The Immortal Six Hundred were 600 Confederate officers that were held prisoner by the Union Army in 1864-65. They were intentionally starved and 46 died as a result. They are known as the "Immortal Six Hundred" because they refused to take an oath of allegiance to the U.S. under duress.
In June 1864, the Confederate Army imprisoned five generals and forty-five Union Army officers in the city of Charleston, South Carolina, using them as human shields in an attempt to stop Union artillery from firing on the city. In retaliation, United States Secretary of War Edwin M. Stanton ordered fifty captured Confederate officers, of similar ranks, to be taken to Morris Island, South Carolina, at the entrance to Charleston Harbor. The Confederates were landed on Morris Island late in July of that year.
The Confederate had originally contended that Charleston should not be shelled. The correspondence between Major General John G. Foster, commanding the Federal Department of the South, and Major General Samuel Jones, commanding the Confederate Department of South Carolina, Georgia, and Florida, indicates the Confederates subsequently accepted the military nature of Charleston as a target. Soon the correspondence turned to an exchange of these high-ranking prisoners.

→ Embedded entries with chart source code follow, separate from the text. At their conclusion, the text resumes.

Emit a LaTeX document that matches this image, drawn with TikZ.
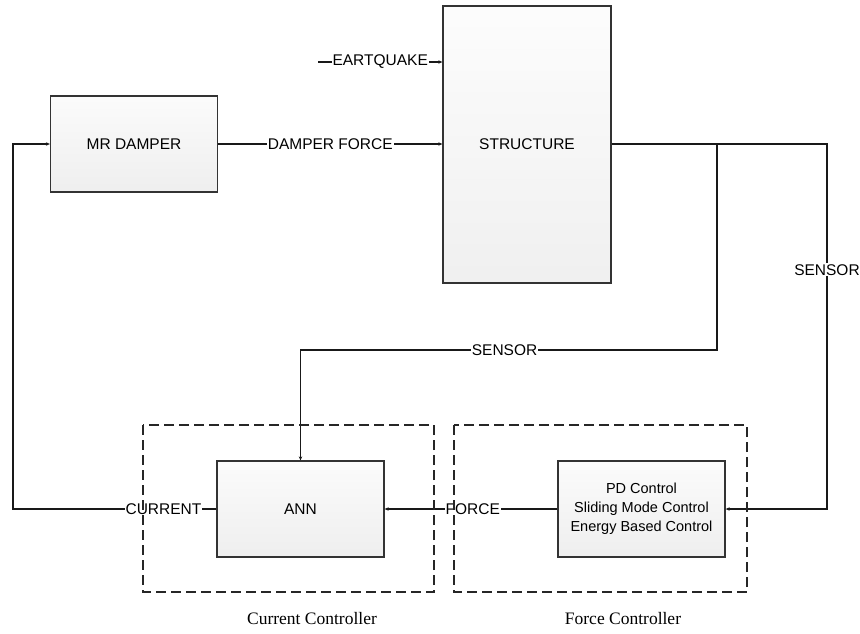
\documentclass[tikz,border=0pt]{standalone}
\usepackage{fontspec}
\setmainfont{Liberation Sans}
\newfontfamily\capfont{Liberation Serif}
\usetikzlibrary{arrows.meta}
\begin{document}
\begin{tikzpicture}[x=1pt,y=-1pt,
  blockbox/.style={draw=black!80,line width=1.3pt,top color=gray!3,bottom color=gray!13,
    minimum width=167pt,minimum height=96pt,inner sep=0pt,font=\fontsize{15.5}{18}\selectfont,align=center},
  conn/.style={line width=1.3pt,draw=black!90},
  arr/.style={conn,-{Stealth[length=4pt,width=3.5pt]}},
  lbl/.style={fill=white,inner sep=1pt,font=\fontsize{15.5}{18}\selectfont},
  groupbox/.style={draw=black!85,line width=1.1pt,dash pattern=on 10pt off 5pt},
  caption/.style={font=\capfont\fontsize{17.5}{20}\selectfont}]
\useasboundingbox (0,0) rectangle (860,633);
\fill[white] (0,0) rectangle (860,633);

% blocks
\node[blockbox] (mr) at (134,144) {MR DAMPER};
\node[blockbox,minimum width=168pt,minimum height=277pt,top color=gray!2,bottom color=gray!12] (st) at (527,144.5) {STRUCTURE};
\node[blockbox] (ann) at (300.5,509) {ANN};
\node[blockbox,font=\fontsize{14.5}{19}\selectfont] (pd) at (641.5,509) {PD Control\\Sliding Mode Control\\Energy Based Control};

% junctions
\coordinate (eq) at (318,62);
\coordinate (outR) at (827,144);
\coordinate (brT) at (717,144);
\coordinate (brB) at (717,350);
\coordinate (cL) at (13,509);
\coordinate (cT) at (13,144);

% connectors
\draw[arr] (eq) -- node[lbl]{EARTQUAKE} (eq -| st.west);
\draw[arr] (mr.east) -- node[lbl]{DAMPER FORCE} (mr.east -| st.west);
\draw[arr] (st.east |- outR) -- (outR) -- node[lbl,pos=0.345]{SENSOR} (outR |- pd.east) -- (pd.east);
\draw[arr] (brT) -- (brB) -- node[lbl,pos=0.51]{SENSOR} (brB -| ann.north) -- (ann.north);
\draw[arr] (pd.west) -- node[lbl,pos=0.49]{FORCE} (ann.east);
\draw[arr] (ann.west) -- node[lbl,pos=0.26]{CURRENT} (cL) -- (cT) -- (mr.west);

% controller groups
\draw[groupbox] (143,425) rectangle (434,592);
\draw[groupbox] (454,425) rectangle (747,592);
\node[caption] (capcur) at (312,619) {Current Controller};
\node[caption] (capfor) at (623,619) {Force Controller};
\end{tikzpicture}
\end{document}
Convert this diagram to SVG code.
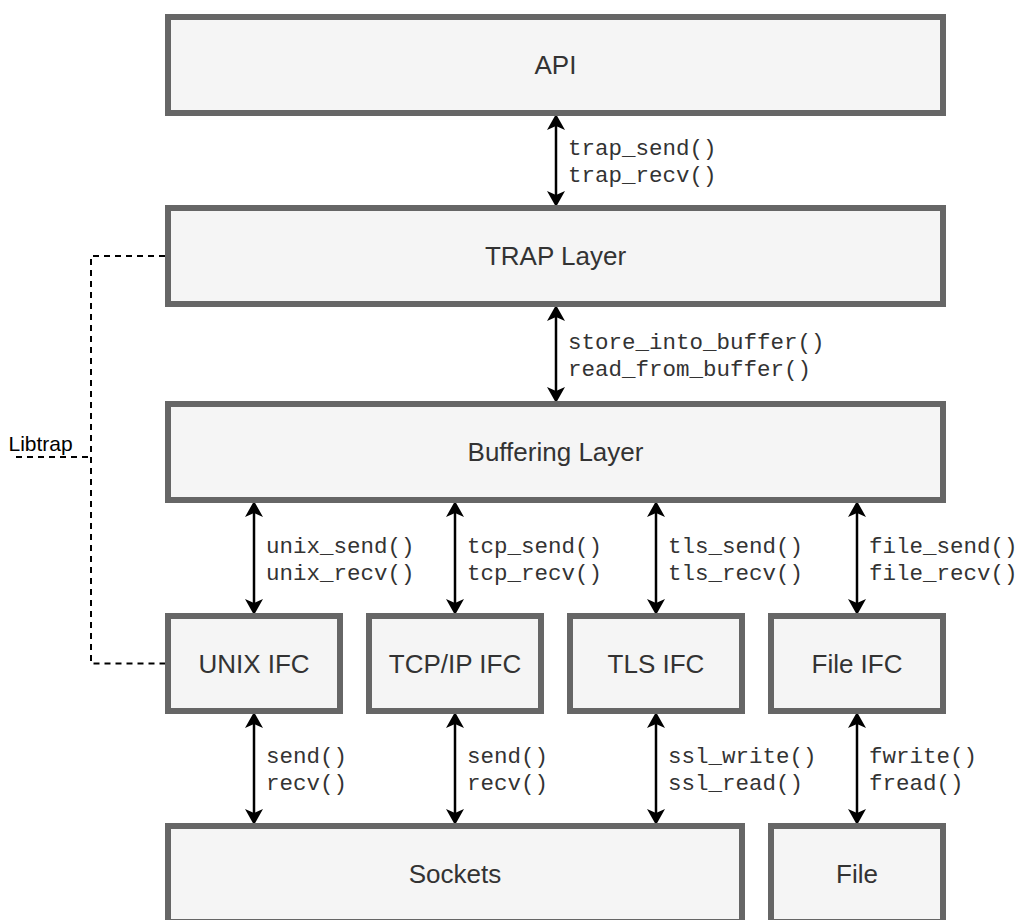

Instructions from the War Department reached Foster in late July, and he coordinated an exchange of the fifty prisoners on July 29. Exchange of the fifty officers actually took place on August 4, 1864. However, at that time Jones brought 600 additional prisoners to Charleston, in part to press for a larger prisoner exchange. In retaliation for the treatment of Federal prisoners, Foster asked for a like number of Confederate prisoners to be placed on Morris Island. These men became known in the South as the Immortal Six Hundred.
At one point General Foster planned an exchange of the six hundred, but General Ulysses S. Grant, who had previously terminated all prisoner of war exchanges due to the history of Confederate mistreatment of captured US African-American troops, wrote, "In no circumstances will he be allowed to make exchanges of prisoners of war ."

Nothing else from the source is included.